European Case Law Identifier: ECLI:AT:OGH0002:2022:0080OB00120.22P.0927.000
Spruch:
Die Revision wird zurückgewiesen.
Begründung:
[1] Auf einer im Eigentum der Klägerin stehenden Liegenschaft wurde in den Jahren 1991/92 als Teil einer Netzinfrastruktur ein Verteilerkasten samt unterirdischen Leitungen von einer GmbH errichtet, welche Telekommunikationsdienste vermietet. Die Beklagte ist ein 1994 gegründetes 100%iges Tochterunternehmen dieser GmbH und eine Mieterin ihrer Netzinfrastruktur.
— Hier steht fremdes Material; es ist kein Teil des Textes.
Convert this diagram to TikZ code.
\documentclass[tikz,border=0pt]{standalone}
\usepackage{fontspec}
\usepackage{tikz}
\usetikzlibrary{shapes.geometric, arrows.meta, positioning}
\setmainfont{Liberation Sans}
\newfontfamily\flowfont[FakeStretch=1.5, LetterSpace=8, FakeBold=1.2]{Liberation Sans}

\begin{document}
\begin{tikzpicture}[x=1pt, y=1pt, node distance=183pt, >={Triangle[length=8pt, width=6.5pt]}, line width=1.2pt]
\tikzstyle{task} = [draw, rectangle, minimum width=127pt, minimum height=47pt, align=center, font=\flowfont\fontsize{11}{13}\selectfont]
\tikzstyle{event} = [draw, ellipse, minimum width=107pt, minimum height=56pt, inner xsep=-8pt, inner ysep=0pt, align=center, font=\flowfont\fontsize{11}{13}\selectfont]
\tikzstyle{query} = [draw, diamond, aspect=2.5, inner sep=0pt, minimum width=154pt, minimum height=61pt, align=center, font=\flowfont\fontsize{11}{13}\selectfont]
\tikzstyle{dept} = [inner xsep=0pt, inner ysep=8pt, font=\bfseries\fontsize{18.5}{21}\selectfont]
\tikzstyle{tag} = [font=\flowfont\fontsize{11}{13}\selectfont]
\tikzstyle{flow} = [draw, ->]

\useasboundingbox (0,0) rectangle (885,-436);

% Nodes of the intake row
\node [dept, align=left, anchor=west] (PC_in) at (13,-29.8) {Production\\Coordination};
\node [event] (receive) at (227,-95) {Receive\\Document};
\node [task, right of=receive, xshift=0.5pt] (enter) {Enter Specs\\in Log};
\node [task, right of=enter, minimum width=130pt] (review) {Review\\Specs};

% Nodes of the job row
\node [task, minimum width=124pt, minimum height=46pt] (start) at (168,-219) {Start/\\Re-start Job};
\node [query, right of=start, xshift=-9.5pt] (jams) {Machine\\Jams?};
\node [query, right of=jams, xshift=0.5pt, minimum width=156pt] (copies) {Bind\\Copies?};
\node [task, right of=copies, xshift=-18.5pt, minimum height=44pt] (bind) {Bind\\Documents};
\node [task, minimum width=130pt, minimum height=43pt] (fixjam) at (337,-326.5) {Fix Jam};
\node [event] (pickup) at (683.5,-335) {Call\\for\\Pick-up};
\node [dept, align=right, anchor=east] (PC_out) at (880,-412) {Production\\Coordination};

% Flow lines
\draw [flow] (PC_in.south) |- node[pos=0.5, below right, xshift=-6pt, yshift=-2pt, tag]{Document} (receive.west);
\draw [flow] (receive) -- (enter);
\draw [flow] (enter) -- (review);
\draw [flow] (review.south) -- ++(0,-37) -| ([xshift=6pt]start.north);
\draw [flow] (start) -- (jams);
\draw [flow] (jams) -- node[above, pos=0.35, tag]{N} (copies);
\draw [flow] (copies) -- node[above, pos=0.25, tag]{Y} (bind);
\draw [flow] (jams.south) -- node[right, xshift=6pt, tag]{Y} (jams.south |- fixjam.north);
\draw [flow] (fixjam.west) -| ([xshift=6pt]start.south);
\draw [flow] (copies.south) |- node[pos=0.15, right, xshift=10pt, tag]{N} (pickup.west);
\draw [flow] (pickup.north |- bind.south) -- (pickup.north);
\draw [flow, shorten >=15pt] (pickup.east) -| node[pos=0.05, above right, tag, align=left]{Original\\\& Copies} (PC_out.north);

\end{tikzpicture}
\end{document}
[2] Die Klägerin begehrt von der Beklagten die Entfernung des Verteilerkastens samt unterirdischen Leitungen. Die Beklagte habe diese Anlage ohne Zustimmung der Klägerin errichtet. Die beklagte Partei wandte mangelnde Passivlegitimation ein.
[3] Das Erstgericht wies das Klagebegehren ab. Nach dem Ergebnis des Beweisverfahrens sei die Beklagte nur Nutzungsberechtigte der Anlage und zu deren Beseitigung nicht legitimiert.
[4] Das Berufungsgericht bestätigte diese Entscheidung. Es übernahm die erstgerichtlichen Feststellungen nach ausführlicher Befassung mit der Beweis- und Mängelrüge der Berufungswerberin und billigte auch das rechtliche Ergebnis. Die ordentliche Revision sei zuzulassen, weil es eine erhebliche Rechtsfrage darstelle, ob die Beklagte als Tochterunternehmen der Betreiberin der Anlage verpflichtet gewesen wäre, die Klägerin selbst auf die wahren Eigentumsverhältnisse hinzuweisen.
Rechtliche Beurteilung
[5] Die Revision der Klägerin ist entgegen dem – den Obersten Gerichtshof nicht bindenden – Ausspruch des Berufungsgerichts nicht zulässig.
[6] 1. Unter dem Revisionsgrund der unrichtigen rechtlichen Beurteilung aufgrund sekundärer Feststellungsmängel wendet sich die Revision gegen die Feststellung, dass nicht die Beklagte Errichterin und Eigentümerin der Leitungsanlage sei.
[7] Eine Feststellungsgrundlage ist nur dann mangelhaft, wenn Tatsachen fehlen, die für die rechtliche Beurteilung wesentlich sind und dies Umstände betrifft, die nach dem Vorbringen der Parteien und den Ergebnissen des Verfahrens zu prüfen waren (RIS‑Justiz RS0053317). Werden vom Revisionswerber lediglich andere als die von den Vorinstanzen zugrunde gelegten Feststellungen begehrt, ist die Rechtsrüge nicht gesetzmäßig ausgeführt (RS0042648).
[8] Soweit die Revision geltend macht, die Beklagte habe als 100%ige Tochtergesellschaft einen beherrschenden Einfluss auf ihre Muttergesellschaft und wäre aus diesem Grund selbst über die Anlage verfügungsberechtigt, fehlt es schon an einem entsprechenden erstinstanzlichen Vorbringen.
[9] 2. Die Entscheidung des Berufungsgerichts über eine Beweisrüge ist mangelfrei, wenn es nachvollziehbare Überlegungen über die Beweiswürdigung anstellt und in seinem Urteil festhält (RS0043150 [T1]). Dies hat das Berufungsgericht entgegen der Behauptung der Klägerin getan.
[10] 3. Die Beweislastverteilung kommt erst und nur dann zum Tragen, wenn ein Beweis für eine strittige, entscheidungswesentliche Tatsache nicht erbracht werden konnte (RS0039875), wenn das Beweisverfahren also ohne subsumtionsfähiges Sachverhaltsergebnis geblieben ist (RS0039872). Liegen hingegen (positive) Sachverhaltsfeststellungen vor, spielt es keine Rolle mehr, wen die Beweislast trifft (RS0039939 [T26, T29]). Eine Überprüfung der Richtigkeit der Beweiswürdigung der Vorinstanzen ist im Revisionsverfahren nicht möglich.
[11] Aufgrund dieser Rechtslage sind die Revisionsausführungen über die Beweislast für die von den Tatsacheninstanzen festgestellten Eigentumsverhältnisse an der Verteilerkastenanlage ohne Relevanz.
[12] 4. Mangels der Voraussetzungen des § 502 Abs 1 ZPO war die Revision der Klägerin zurückzuweisen.
[13] Eine Kostenentscheidung entfällt, weil die Beklagte in ihrer Revisionsbeantwortung keine Kosten verzeichnet hat.